Mentre migliaia di lavoratori si accingono a presentare domanda per accedere ai due benefici previdenziali concessi dalla Legge di Bilancio 2017 continuano le richieste da parte del Comitato Opzione Donna guidato da Orietta Armiliato su una misura che possa garantire una copertura previdenziale a migliaia di lavoratrici.

"Conseguentemente abbiamo costruito la nostra proposta di cucire, adoperando la stoffa utilizzata per l'Ape, un abito che potesse essere indossato con gradimento dalle donne", ha affermato la Armiliato sul gruppo Facebook dedicato alle lavoratrici.

Una frase metaforica che lascia intendere all'introduzione di un nuovo meccanismo legato all'anticipo pensionistico entrato già in vigore e studiato appositamente perle lavoratrici di sesso femminile.

Orietta Armiliato verso la nuova proposta

Si tratta del cosiddetto Ape donna, ovvero la possibilità per le lavoratrici di anticipare l'uscita beneficiando di un sussidio finanziato interamente dallo Stato.
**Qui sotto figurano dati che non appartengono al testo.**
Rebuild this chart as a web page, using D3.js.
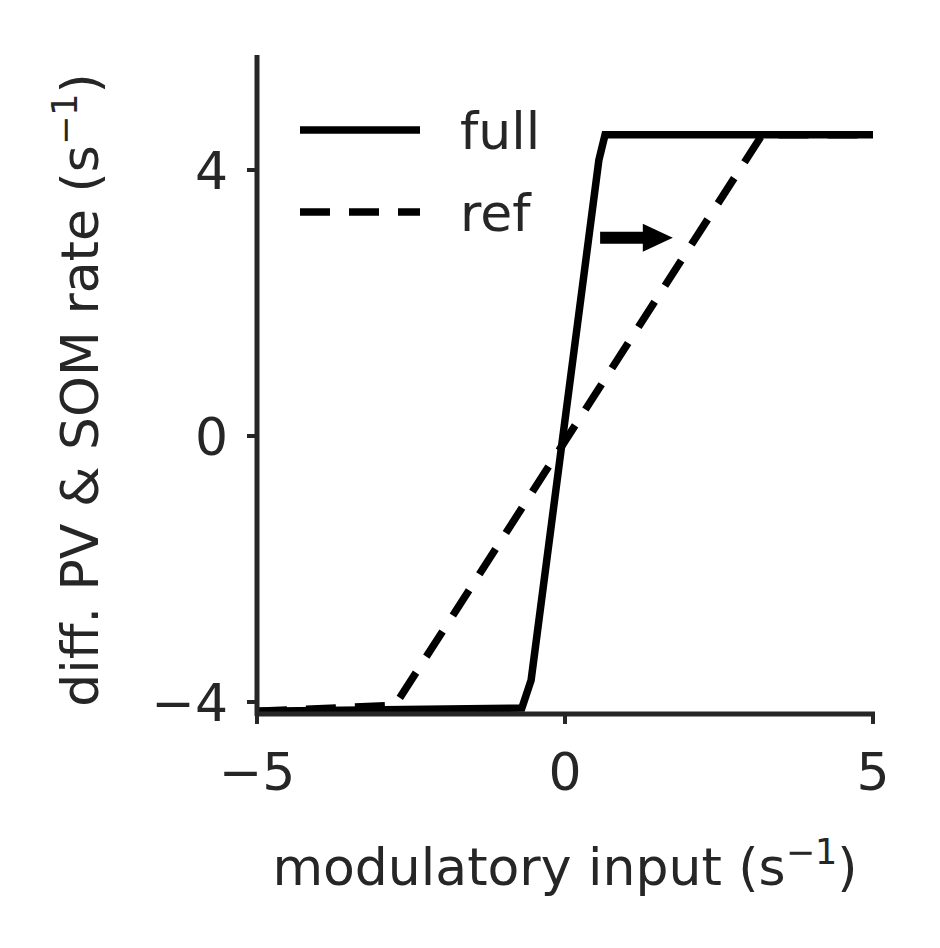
<!DOCTYPE html>
<html><head><meta charset="utf-8">
<script src="https://cdn.jsdelivr.net/npm/d3@7"></script>
<style>body{margin:0;background:#fff}svg text{font-family:"DejaVu Sans";fill:#262626}</style>
</head><body><svg id="c" width="940" height="948"></svg>
<script>
// curves
const fullX = [-5, -0.7, -0.55, 0.55, 0.65, 5];
const fullY = [-4.14, -4.09, -3.67, 4.15, 4.53, 4.53];
const refX = [-5, -2.76, 3.2, 5];
const refY = [-4.14, -4.05, 4.53, 4.53];
const arrowX = [0.57, 1.75];
const arrowY = 2.98;
const xTicks = [-5, 0, 5];
const yTicks = [-4, 0, 4];

const svg = d3.select('#c');
const x = d3.scaleLinear().domain([-5, 5]).range([257, 873]);
const y = d3.scaleLinear().domain([-4, 4]).range([702, 170]);
const ink = '#262626';
const fs = 52;
const dash = '30,19';

const line = d3.line().x(d => x(d[0])).y(d => y(d[1]));
svg.append('path').attr('d', line(d3.zip(refX, refY))).attr('fill', 'none')
  .attr('stroke', '#000').attr('stroke-width', 7.5).attr('stroke-dasharray', dash);
svg.append('path').attr('d', line(d3.zip(fullX, fullY))).attr('fill', 'none')
  .attr('stroke', '#000').attr('stroke-width', 7.5);

// arrow
const ay = y(arrowY);
svg.append('line').attr('x1', x(arrowX[0])).attr('x2', x(arrowX[1]) - 28)
  .attr('y1', ay).attr('y2', ay).attr('stroke', '#000').attr('stroke-width', 12);
svg.append('path').attr('fill', '#000')
  .attr('d', `M${x(arrowX[1])},${ay}L${x(arrowX[1]) - 30},${ay - 14}L${x(arrowX[1]) - 30},${ay + 14}Z`);

// axes
const yTop = 5.73, yBot = -4.18;
svg.append('line').attr('x1', 257).attr('x2', 257).attr('y1', y(yTop)).attr('y2', y(yBot) + 2)
  .attr('stroke', ink).attr('stroke-width', 5);
svg.append('line').attr('x1', 255).attr('x2', 875).attr('y1', y(yBot)).attr('y2', y(yBot))
  .attr('stroke', ink).attr('stroke-width', 5);
xTicks.forEach(t => {
  svg.append('line').attr('x1', x(t)).attr('x2', x(t)).attr('y1', y(yBot)).attr('y2', y(yBot) + 10)
    .attr('stroke', ink).attr('stroke-width', 4);
  svg.append('text').attr('x', x(t)).attr('y', y(yBot) + 76).attr('text-anchor', 'middle')
    .attr('font-size', fs).text(t < 0 ? '\u2212' + (-t) : t);
});
yTicks.forEach(t => {
  svg.append('line').attr('x1', 247).attr('x2', 257).attr('y1', y(t)).attr('y2', y(t))
    .attr('stroke', ink).attr('stroke-width', 4);
  svg.append('text').attr('x', 228).attr('y', y(t) + 19).attr('text-anchor', 'end')
    .attr('font-size', fs).text(t < 0 ? '\u2212' + (-t) : t);
});

function label(sel, main) {
  sel.append('tspan').text(main + '(s');
  sel.append('tspan').attr('dy', -21).attr('font-size', 35).text('\u22121');
  sel.append('tspan').attr('dy', 21).text(')');
}
label(svg.append('text').attr('x', 565).attr('y', 885).attr('text-anchor', 'middle').attr('font-size', fs),
  'modulatory input ');
label(svg.append('text').attr('transform', 'translate(98,390) rotate(-90)').attr('text-anchor', 'middle').attr('font-size', fs),
  'diff. PV & SOM rate ');

// legend
const leg = [{t: 'full', d: null, yy: 130}, {t: 'ref', d: dash, yy: 212}];
leg.forEach(l => {
  svg.append('line').attr('x1', 300).attr('x2', 420).attr('y1', l.yy).attr('y2', l.yy)
    .attr('stroke', '#000').attr('stroke-width', 7.5).attr('stroke-dasharray', l.d);
  svg.append('text').attr('x', 460).attr('y', l.yy + 19).attr('font-size', fs).text(l.t);
});
</script></body></html>
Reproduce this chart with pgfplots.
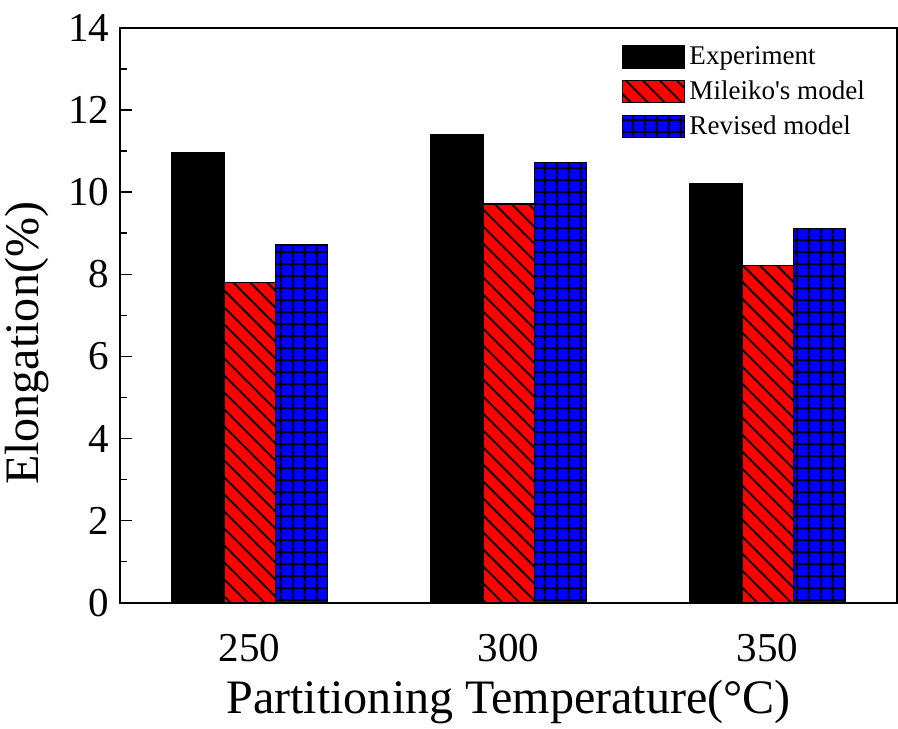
\documentclass[border=0pt]{standalone}
\usepackage{pgfplots}
\pgfplotsset{compat=1.18}
\usepackage{fontspec}
\setmainfont{Liberation Serif}
\usetikzlibrary{patterns.meta}
\begin{document}
\begin{tikzpicture}
\begin{axis}[
  scale only axis,
  width=388pt, height=287pt,
  ybar=0pt, bar width=0.2,
  xmin=-0.5, xmax=2.5,
  ymin=0, ymax=14,
  xtick={0,1,2}, xticklabels={250,300,350},
  ytick={0,2,4,6,8,10,12,14},
  minor y tick num=1,
  tick align=inside,
  xtick style={draw=none},
  ytick pos=left,
  major tick length=6pt, minor tick length=3.5pt,
  axis line style={line width=0.9pt},
  tick style={line width=0.8pt, black},
  /pgf/number format/assume math mode=true,
  ticklabel style={font=\fontsize{20.5}{22}\selectfont},
  xticklabel style={yshift=-12pt},
  yticklabel style={xshift=-2pt},
  xlabel={Partitioning Temperature(°C)},
  ylabel={Elongation(\%)},
  label style={font=\fontsize{24}{26}\selectfont, inner sep=0pt},
  xlabel style={yshift=-6pt},
  ylabel style={yshift=6pt, xshift=-14pt},
  legend style={draw=none, at={(0.64,0.982)}, anchor=north west,
    font=\fontsize{13.5}{15}\selectfont, row sep=2.5pt, inner sep=2pt},
  legend cell align=left,
  legend image code/.code={\draw[#1] (0pt,-5.5pt) rectangle (31pt,5.5pt);},
]
\addplot[draw=black, line width=0.8pt, fill=black] coordinates {(0,10.95) (1,11.4) (2,10.2)};
\addplot[draw=black, line width=0.8pt, fill=red,
  postaction={pattern={Lines[angle=-45,distance=6pt,line width=0.9pt]}, pattern color=black}]
  coordinates {(0,7.8) (1,9.72) (2,8.22)};
\addplot[draw=black, line width=0.8pt, fill=blue,
  postaction={pattern={Hatch[angle=0,distance=5.85pt,line width=0.9pt]}, pattern color=black}]
  coordinates {(0,8.72) (1,10.72) (2,9.12)};
\legend{Experiment, Mileiko\textquotesingle s model, Revised model}
\end{axis}
\path ([yshift=14pt]current axis.north) ([xshift=-60pt]current axis.west) ([yshift=-63pt]current axis.south);
\end{tikzpicture}
\end{document}
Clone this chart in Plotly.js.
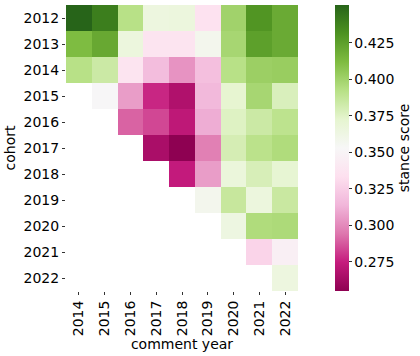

Visto il successo dell'Ape Social, infatti, il Comitato Opzione donna si è detto subito pronto a rilanciare una proposta che possa emulare tale meccanismo e concedere maggiore flessibilità alle donne che tuttora sono costrette a restare a lavoro nonostante siano in possesso dei requisiti per la pensione.

"Un meccanismo che non possa gravare e/o stravolgere gli equilibri economici del bilancio dello stato per quanto alla voce quiescenza anticipata", ha scritto ancora Orietta Armiliato sulla sua pagina Facebook.

Nessuna risposta all'emendamento di Rizzetto

Particolare delusione ha destato anche la mancanza di attenzione da parte del Governo Gentiloni verso l'emendamento presentato in Commissione Lavoro alla Camera dal deputato di Fratelli D'Italia Walter Rizzetto sul quale l'esecutivo non è riuscito a dare una risposta concreta.

Si tratta di un provvedimento che prevede una proroga del regime sperimentale donna oltre il 31 dicembre 2018 per dare la possibilità alle lavoratrici di anticipare l'uscita dall'attività lavorativa dopo la maturazione di almeno 57 anni di età anagrafica e 35 anni di contributi effettivamente versati anche se dovranno accettare la condizione che il loro assegno venga calcolato secondo il metodo contributivo.

Resterà da attendere la Fase 2 del confronto fra Governo e sindacati visto che a margine del prossimo confronto si dovrà discutere anche sul riconoscimento ai fini previdenziali dei periodi di cura e assistenza prestati dalle donne durante la loro vita lavorativa.